▶ [Short task]: Repeat exactly the lines from the line with "Generate a Python" to the line with "1.565, 1.525, 1.49]", including both, and leave out any pictures.

═══ Material provided ═══

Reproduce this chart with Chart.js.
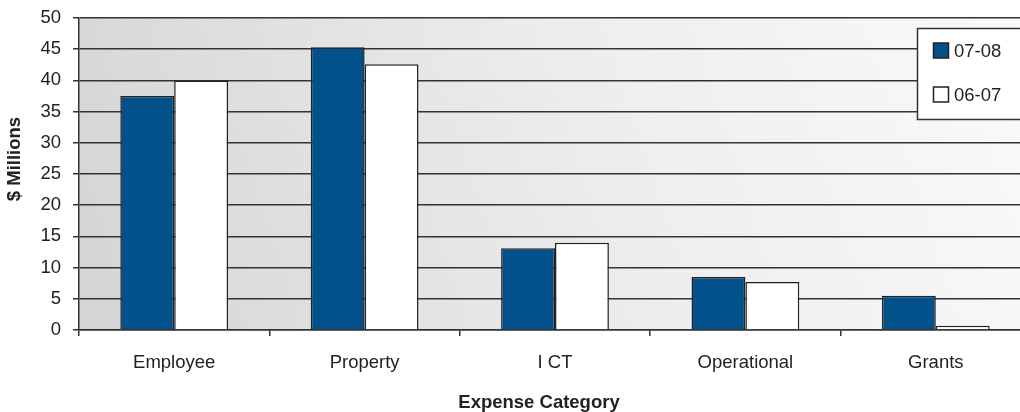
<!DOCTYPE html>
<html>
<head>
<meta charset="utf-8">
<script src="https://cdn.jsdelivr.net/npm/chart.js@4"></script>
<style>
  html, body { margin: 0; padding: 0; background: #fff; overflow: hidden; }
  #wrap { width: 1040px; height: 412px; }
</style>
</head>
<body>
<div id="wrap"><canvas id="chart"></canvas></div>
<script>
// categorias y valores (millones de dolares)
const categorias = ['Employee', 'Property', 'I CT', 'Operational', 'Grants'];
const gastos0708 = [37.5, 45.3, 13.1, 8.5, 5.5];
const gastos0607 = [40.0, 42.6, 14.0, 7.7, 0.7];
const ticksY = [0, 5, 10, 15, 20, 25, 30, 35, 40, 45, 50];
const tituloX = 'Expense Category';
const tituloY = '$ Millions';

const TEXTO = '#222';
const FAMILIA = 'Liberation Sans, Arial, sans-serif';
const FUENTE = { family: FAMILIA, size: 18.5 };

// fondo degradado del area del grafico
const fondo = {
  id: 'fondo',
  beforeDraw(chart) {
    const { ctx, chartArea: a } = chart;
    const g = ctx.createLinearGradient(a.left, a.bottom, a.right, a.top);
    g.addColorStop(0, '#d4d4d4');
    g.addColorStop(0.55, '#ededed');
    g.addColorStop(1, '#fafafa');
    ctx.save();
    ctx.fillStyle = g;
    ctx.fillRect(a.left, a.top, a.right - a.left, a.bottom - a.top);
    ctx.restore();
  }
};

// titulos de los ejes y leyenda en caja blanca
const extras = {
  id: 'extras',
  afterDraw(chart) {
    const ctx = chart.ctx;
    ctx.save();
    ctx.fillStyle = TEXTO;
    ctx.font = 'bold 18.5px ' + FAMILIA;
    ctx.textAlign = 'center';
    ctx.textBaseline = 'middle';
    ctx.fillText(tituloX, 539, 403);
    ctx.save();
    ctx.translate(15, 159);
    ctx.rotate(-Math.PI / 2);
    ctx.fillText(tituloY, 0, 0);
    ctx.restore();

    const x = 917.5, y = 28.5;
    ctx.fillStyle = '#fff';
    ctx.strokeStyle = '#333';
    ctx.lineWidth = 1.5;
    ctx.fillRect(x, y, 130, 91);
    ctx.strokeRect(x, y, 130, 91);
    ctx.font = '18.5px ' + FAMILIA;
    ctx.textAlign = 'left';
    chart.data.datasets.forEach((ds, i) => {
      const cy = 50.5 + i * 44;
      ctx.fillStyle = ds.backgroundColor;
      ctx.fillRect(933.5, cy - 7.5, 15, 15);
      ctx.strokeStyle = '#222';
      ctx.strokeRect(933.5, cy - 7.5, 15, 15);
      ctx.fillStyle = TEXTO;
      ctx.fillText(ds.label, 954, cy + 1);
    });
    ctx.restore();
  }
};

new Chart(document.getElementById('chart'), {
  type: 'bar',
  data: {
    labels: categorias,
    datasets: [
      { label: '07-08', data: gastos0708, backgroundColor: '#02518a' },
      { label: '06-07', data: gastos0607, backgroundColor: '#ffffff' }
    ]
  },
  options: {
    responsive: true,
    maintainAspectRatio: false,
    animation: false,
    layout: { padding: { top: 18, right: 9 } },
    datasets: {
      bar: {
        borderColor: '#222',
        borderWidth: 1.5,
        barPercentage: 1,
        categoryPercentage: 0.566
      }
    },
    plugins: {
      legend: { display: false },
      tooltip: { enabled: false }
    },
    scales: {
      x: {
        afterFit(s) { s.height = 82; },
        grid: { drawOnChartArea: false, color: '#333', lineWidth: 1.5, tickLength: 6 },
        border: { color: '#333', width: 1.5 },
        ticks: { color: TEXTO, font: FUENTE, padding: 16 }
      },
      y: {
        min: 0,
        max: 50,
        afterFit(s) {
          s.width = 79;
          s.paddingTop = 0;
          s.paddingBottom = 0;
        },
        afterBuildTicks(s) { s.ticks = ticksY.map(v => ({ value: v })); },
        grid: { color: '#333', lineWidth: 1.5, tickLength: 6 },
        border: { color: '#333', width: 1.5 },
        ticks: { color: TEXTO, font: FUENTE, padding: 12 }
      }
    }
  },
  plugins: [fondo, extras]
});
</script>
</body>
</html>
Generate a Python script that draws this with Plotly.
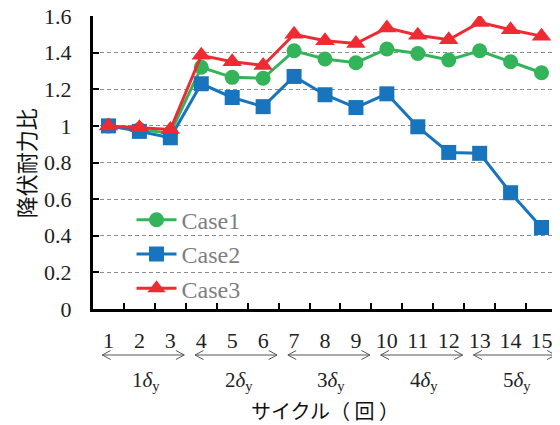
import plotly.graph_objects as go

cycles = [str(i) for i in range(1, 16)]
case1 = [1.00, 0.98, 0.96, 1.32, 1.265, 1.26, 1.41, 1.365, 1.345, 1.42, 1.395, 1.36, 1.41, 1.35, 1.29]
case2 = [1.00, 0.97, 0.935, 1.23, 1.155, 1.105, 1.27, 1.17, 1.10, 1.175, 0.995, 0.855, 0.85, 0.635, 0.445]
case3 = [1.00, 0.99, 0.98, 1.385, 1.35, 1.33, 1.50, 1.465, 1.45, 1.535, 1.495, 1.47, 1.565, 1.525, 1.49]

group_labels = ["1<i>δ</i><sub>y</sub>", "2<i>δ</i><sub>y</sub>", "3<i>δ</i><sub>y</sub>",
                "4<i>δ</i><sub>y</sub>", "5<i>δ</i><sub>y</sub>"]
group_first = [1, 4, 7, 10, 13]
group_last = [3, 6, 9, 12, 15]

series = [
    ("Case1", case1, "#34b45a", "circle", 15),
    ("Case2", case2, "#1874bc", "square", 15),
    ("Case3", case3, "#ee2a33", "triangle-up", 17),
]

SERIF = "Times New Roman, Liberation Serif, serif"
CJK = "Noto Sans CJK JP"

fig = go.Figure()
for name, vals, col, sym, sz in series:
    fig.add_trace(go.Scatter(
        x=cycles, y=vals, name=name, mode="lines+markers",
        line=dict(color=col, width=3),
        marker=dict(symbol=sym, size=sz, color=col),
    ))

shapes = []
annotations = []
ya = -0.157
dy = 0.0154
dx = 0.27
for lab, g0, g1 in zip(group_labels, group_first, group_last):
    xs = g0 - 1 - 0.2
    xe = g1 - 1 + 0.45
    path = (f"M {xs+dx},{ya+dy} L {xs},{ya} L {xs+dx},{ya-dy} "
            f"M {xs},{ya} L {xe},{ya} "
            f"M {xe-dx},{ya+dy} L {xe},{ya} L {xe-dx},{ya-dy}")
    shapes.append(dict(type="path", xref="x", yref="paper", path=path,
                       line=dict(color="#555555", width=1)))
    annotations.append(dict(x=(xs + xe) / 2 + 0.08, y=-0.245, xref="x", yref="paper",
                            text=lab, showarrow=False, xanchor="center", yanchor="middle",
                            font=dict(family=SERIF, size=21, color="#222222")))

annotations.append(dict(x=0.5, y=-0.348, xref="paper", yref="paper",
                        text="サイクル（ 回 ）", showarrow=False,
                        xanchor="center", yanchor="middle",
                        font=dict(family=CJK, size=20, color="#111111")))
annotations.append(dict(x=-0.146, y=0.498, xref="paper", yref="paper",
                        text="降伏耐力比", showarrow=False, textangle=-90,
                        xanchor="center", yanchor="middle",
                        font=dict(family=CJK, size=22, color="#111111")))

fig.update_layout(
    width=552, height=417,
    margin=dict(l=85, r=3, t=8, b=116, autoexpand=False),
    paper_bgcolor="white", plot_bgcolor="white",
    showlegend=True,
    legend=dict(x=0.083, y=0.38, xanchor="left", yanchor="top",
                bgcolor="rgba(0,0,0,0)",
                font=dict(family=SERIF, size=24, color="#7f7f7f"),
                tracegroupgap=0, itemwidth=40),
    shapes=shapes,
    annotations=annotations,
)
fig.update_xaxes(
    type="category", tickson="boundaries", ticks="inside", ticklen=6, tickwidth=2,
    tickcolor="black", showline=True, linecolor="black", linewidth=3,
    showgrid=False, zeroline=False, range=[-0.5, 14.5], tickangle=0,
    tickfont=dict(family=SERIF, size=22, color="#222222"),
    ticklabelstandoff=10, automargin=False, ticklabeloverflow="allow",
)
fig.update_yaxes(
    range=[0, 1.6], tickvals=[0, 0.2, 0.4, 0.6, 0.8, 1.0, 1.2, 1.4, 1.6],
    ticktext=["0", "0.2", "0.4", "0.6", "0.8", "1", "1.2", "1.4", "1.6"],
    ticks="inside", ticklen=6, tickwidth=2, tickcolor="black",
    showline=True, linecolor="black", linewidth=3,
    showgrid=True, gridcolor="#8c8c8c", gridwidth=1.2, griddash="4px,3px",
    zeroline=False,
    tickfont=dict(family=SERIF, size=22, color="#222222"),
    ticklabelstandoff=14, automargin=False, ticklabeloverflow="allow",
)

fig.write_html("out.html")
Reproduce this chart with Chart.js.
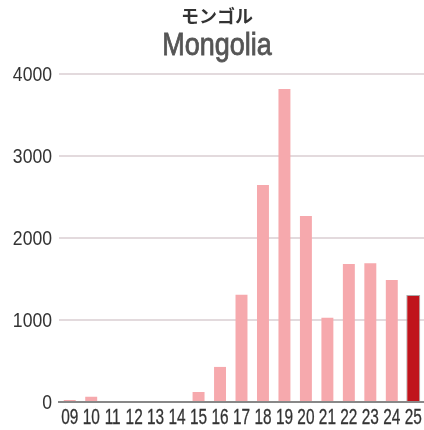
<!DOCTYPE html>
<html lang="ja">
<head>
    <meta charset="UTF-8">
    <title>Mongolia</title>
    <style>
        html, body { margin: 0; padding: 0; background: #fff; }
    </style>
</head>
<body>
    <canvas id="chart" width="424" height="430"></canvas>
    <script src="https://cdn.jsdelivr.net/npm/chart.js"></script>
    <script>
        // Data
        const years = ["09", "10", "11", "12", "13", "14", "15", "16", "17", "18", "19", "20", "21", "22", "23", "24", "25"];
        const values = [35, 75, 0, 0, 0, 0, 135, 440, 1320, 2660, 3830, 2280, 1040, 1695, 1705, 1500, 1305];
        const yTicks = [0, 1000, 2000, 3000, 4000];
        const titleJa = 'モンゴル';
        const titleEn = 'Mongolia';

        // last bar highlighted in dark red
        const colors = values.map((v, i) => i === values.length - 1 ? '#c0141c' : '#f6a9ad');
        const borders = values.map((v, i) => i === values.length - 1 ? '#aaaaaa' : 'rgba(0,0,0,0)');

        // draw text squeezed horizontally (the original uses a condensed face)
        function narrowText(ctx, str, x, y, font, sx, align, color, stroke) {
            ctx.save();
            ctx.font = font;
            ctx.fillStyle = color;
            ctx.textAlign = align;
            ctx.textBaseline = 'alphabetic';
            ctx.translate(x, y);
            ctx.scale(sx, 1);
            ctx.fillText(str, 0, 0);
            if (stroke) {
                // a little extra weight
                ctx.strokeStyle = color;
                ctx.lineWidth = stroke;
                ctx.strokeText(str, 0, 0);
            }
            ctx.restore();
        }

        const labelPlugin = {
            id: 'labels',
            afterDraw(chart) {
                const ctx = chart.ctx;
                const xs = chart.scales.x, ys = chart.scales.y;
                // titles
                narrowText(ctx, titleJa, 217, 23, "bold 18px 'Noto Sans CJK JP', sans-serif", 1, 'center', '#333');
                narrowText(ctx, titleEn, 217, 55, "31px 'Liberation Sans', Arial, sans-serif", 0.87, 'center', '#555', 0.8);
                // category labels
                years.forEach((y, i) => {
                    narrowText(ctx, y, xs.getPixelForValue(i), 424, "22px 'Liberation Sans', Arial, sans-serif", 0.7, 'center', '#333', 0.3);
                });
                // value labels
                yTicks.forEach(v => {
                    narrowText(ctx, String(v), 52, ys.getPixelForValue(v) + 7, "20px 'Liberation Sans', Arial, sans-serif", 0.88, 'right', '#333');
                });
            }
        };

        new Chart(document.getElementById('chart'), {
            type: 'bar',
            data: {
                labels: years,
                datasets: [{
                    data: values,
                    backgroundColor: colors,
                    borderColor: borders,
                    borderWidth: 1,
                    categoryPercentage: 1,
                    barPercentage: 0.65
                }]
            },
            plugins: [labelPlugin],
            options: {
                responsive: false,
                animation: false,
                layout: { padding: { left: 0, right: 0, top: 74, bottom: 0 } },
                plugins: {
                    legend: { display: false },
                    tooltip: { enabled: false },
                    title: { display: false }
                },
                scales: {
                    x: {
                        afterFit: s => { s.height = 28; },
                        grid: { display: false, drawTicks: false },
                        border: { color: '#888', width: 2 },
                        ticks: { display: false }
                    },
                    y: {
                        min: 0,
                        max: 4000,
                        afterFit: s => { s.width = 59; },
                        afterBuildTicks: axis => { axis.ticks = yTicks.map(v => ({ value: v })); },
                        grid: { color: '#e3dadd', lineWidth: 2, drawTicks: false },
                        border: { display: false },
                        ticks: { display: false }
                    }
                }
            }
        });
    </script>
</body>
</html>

═══

▶ [Solution for this problem]:
Generate a Python script that draws this with Plotly.
import plotly.graph_objects as go

cycles = [str(i) for i in range(1, 16)]
case1 = [1.00, 0.98, 0.96, 1.32, 1.265, 1.26, 1.41, 1.365, 1.345, 1.42, 1.395, 1.36, 1.41, 1.35, 1.29]
case2 = [1.00, 0.97, 0.935, 1.23, 1.155, 1.105, 1.27, 1.17, 1.10, 1.175, 0.995, 0.855, 0.85, 0.635, 0.445]
case3 = [1.00, 0.99, 0.98, 1.385, 1.35, 1.33, 1.50, 1.465, 1.45, 1.535, 1.495, 1.47, 1.565, 1.525, 1.49]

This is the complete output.